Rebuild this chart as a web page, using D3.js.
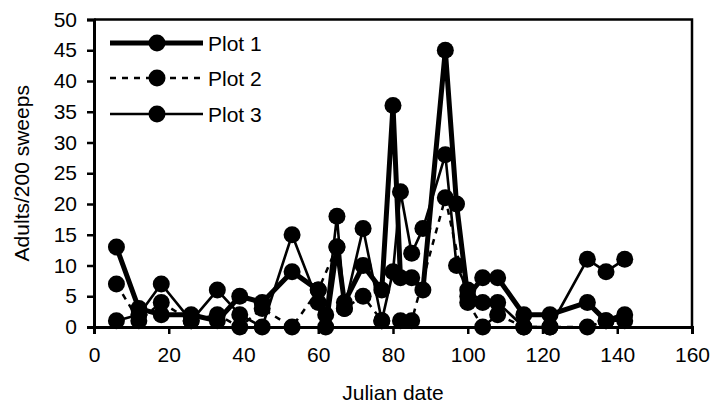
<!DOCTYPE html>
<html>
<head>
<meta charset="utf-8">
<script src="https://cdn.jsdelivr.net/npm/d3@7"></script>
<style>
  html, body { margin: 0; padding: 0; background: #fff; }
  svg { display: block; }
  text { font-family: Arial, "Liberation Sans", sans-serif; fill: #000; }
</style>
</head>
<body>
<svg id="chart" width="712" height="411"></svg>
<script>
// ---- data ----
const plot1Dates  = [6,12,18,26,33,39,45,53,60,62,65,67,72,77,80,82,85,88,94,97,100,104,108,115,122,132,137,142];
const plot1Values = [13,3,2,2,1,5,4,9,6,0,13,4,10,6,36,8,8,6,45,20,5,8,8,2,2,4,1,2];
const plot2Dates  = [6,12,18,26,33,39,45,53,60,65,67,72,77,82,85,94,100,104,108,115,122,132,137,142];
const plot2Values = [7,1,4,1,2,0,3,0,6,13,3,5,1,1,1,21,4,0,2,0,0,0,1,1];
const plot3Dates  = [6,12,18,26,33,39,45,53,60,62,65,67,72,77,80,82,85,88,94,97,100,104,108,115,122,132,137,142];
const plot3Values = [1,2,7,1,6,2,0,15,4,2,18,3,16,1,9,22,12,16,28,10,6,4,4,0,0,11,9,11];
const seriesNames = ["Plot 1","Plot 2","Plot 3"];
const xTicks = [0,20,40,60,80,100,120,140,160];
const yTicks = [0,5,10,15,20,25,30,35,40,45,50];
const xTitle = "Julian date";
const yTitle = "Adults/200 sweeps";

const series = [
  {name: seriesNames[0], x: plot1Dates, y: plot1Values, width: 5, dash: null},
  {name: seriesNames[1], x: plot2Dates, y: plot2Values, width: 2.5, dash: "6,6"},
  {name: seriesNames[2], x: plot3Dates, y: plot3Values, width: 2.6, dash: null}
];

const svg = d3.select("#chart");
const mLeft = 94, mRight = 692, mTop = 19.5, mBottom = 327;
const x = d3.scaleLinear().domain([0,160]).range([mLeft,mRight]);
const y = d3.scaleLinear().domain([0,50]).range([mBottom,mTop]);
const fs = 21;

// plot border (top and right)
svg.append("path")
  .attr("d", `M${mLeft},${mTop}H${mRight}V${mBottom}`)
  .attr("fill","none").attr("stroke","#000").attr("stroke-width",2.5);

// axes
const xAxis = svg.append("g").attr("transform",`translate(0,${mBottom})`)
  .call(d3.axisBottom(x).tickValues(xTicks).tickSize(7).tickPadding(13).tickFormat(d3.format("d")));
const yAxis = svg.append("g").attr("transform",`translate(${mLeft},0)`)
  .call(d3.axisLeft(y).tickValues(yTicks).tickSize(7).tickPadding(10).tickFormat(d3.format("d")));
[xAxis,yAxis].forEach(g=>{
  g.select(".domain").attr("stroke","#000").attr("stroke-width",3);
  g.selectAll(".tick line").attr("stroke","#000").attr("stroke-width",2.5);
  g.selectAll(".tick text").style("font-size",fs+"px").style("font-family","Arial, 'Liberation Sans', sans-serif").attr("fill","#000");
});

// titles
svg.append("text").attr("x",(mLeft+mRight)/2).attr("y",400).attr("text-anchor","middle")
  .style("font-size",fs+"px").text(xTitle);
svg.append("text").attr("transform",`translate(29,${(mTop+mBottom)/2}) rotate(-90)`)
  .attr("text-anchor","middle").style("font-size",fs+"px").text(yTitle);

// series
const g = svg.append("g");
series.forEach(s=>{
  const pts = s.x.map((d,i)=>[d,s.y[i]]);
  const line = d3.line().x(d=>x(d[0])).y(d=>y(d[1]));
  g.append("path").attr("d",line(pts)).attr("fill","none").attr("stroke","#000")
    .attr("stroke-width",s.width).attr("stroke-dasharray",s.dash).attr("stroke-linejoin","round");
});
series.forEach(s=>{
  const pts = s.x.map((d,i)=>[d,s.y[i]]);
  g.selectAll(null).data(pts).enter().append("circle")
    .attr("cx",d=>x(d[0])).attr("cy",d=>y(d[1])).attr("r",8.5).attr("fill","#000");
});

// legend
const legY = [43,78,114];
series.forEach((s,i)=>{
  const lg = svg.append("g");
  lg.append("line").attr("x1",110).attr("x2",203).attr("y1",legY[i]).attr("y2",legY[i])
    .attr("stroke","#000").attr("stroke-width",s.width).attr("stroke-dasharray",s.dash);
  lg.append("circle").attr("cx",157).attr("cy",legY[i]).attr("r",8.5).attr("fill","#000");
  lg.append("text").attr("x",208).attr("y",legY[i]+7.5).style("font-size",fs+"px").text(s.name);
});
</script>
</body>
</html>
—————
Exercise objective.
Print the complete listing exactly, apart from any pictures.

Solution to the problem.
Rebuild this chart as a web page, using D3.js.
<!DOCTYPE html>
<html>
<head>
<meta charset="utf-8">
<script src="https://cdn.jsdelivr.net/npm/d3@7"></script>
<style>
  html, body { margin: 0; padding: 0; background: #fff; }
  svg { display: block; }
  text { font-family: Arial, "Liberation Sans", sans-serif; fill: #000; }
</style>
</head>
<body>
<svg id="chart" width="712" height="411"></svg>
<script>
// ---- data ----
const plot1Dates  = [6,12,18,26,33,39,45,53,60,62,65,67,72,77,80,82,85,88,94,97,100,104,108,115,122,132,137,142];
const plot1Values = [13,3,2,2,1,5,4,9,6,0,13,4,10,6,36,8,8,6,45,20,5,8,8,2,2,4,1,2];
const plot2Dates  = [6,12,18,26,33,39,45,53,60,65,67,72,77,82,85,94,100,104,108,115,122,132,137,142];
const plot2Values = [7,1,4,1,2,0,3,0,6,13,3,5,1,1,1,21,4,0,2,0,0,0,1,1];
const plot3Dates  = [6,12,18,26,33,39,45,53,60,62,65,67,72,77,80,82,85,88,94,97,100,104,108,115,122,132,137,142];
const plot3Values = [1,2,7,1,6,2,0,15,4,2,18,3,16,1,9,22,12,16,28,10,6,4,4,0,0,11,9,11];
const seriesNames = ["Plot 1","Plot 2","Plot 3"];
const xTicks = [0,20,40,60,80,100,120,140,160];
const yTicks = [0,5,10,15,20,25,30,35,40,45,50];
const xTitle = "Julian date";
const yTitle = "Adults/200 sweeps";

const series = [
  {name: seriesNames[0], x: plot1Dates, y: plot1Values, width: 5, dash: null},
  {name: seriesNames[1], x: plot2Dates, y: plot2Values, width: 2.5, dash: "6,6"},
  {name: seriesNames[2], x: plot3Dates, y: plot3Values, width: 2.6, dash: null}
];

const svg = d3.select("#chart");
const mLeft = 94, mRight = 692, mTop = 19.5, mBottom = 327;
const x = d3.scaleLinear().domain([0,160]).range([mLeft,mRight]);
const y = d3.scaleLinear().domain([0,50]).range([mBottom,mTop]);
const fs = 21;

// plot border (top and right)
svg.append("path")
  .attr("d", `M${mLeft},${mTop}H${mRight}V${mBottom}`)
  .attr("fill","none").attr("stroke","#000").attr("stroke-width",2.5);

// axes
const xAxis = svg.append("g").attr("transform",`translate(0,${mBottom})`)
  .call(d3.axisBottom(x).tickValues(xTicks).tickSize(7).tickPadding(13).tickFormat(d3.format("d")));
const yAxis = svg.append("g").attr("transform",`translate(${mLeft},0)`)
  .call(d3.axisLeft(y).tickValues(yTicks).tickSize(7).tickPadding(10).tickFormat(d3.format("d")));
[xAxis,yAxis].forEach(g=>{
  g.select(".domain").attr("stroke","#000").attr("stroke-width",3);
  g.selectAll(".tick line").attr("stroke","#000").attr("stroke-width",2.5);
  g.selectAll(".tick text").style("font-size",fs+"px").style("font-family","Arial, 'Liberation Sans', sans-serif").attr("fill","#000");
});

// titles
svg.append("text").attr("x",(mLeft+mRight)/2).attr("y",400).attr("text-anchor","middle")
  .style("font-size",fs+"px").text(xTitle);
svg.append("text").attr("transform",`translate(29,${(mTop+mBottom)/2}) rotate(-90)`)
  .attr("text-anchor","middle").style("font-size",fs+"px").text(yTitle);

// series
const g = svg.append("g");
series.forEach(s=>{
  const pts = s.x.map((d,i)=>[d,s.y[i]]);
  const line = d3.line().x(d=>x(d[0])).y(d=>y(d[1]));
  g.append("path").attr("d",line(pts)).attr("fill","none").attr("stroke","#000")
    .attr("stroke-width",s.width).attr("stroke-dasharray",s.dash).attr("stroke-linejoin","round");
});
series.forEach(s=>{
  const pts = s.x.map((d,i)=>[d,s.y[i]]);
  g.selectAll(null).data(pts).enter().append("circle")
    .attr("cx",d=>x(d[0])).attr("cy",d=>y(d[1])).attr("r",8.5).attr("fill","#000");
});

// legend
const legY = [43,78,114];
series.forEach((s,i)=>{
  const lg = svg.append("g");
  lg.append("line").attr("x1",110).attr("x2",203).attr("y1",legY[i]).attr("y2",legY[i])
    .attr("stroke","#000").attr("stroke-width",s.width).attr("stroke-dasharray",s.dash);
  lg.append("circle").attr("cx",157).attr("cy",legY[i]).attr("r",8.5).attr("fill","#000");
  lg.append("text").attr("x",208).attr("y",legY[i]+7.5).style("font-size",fs+"px").text(s.name);
});
</script>
</body>
</html>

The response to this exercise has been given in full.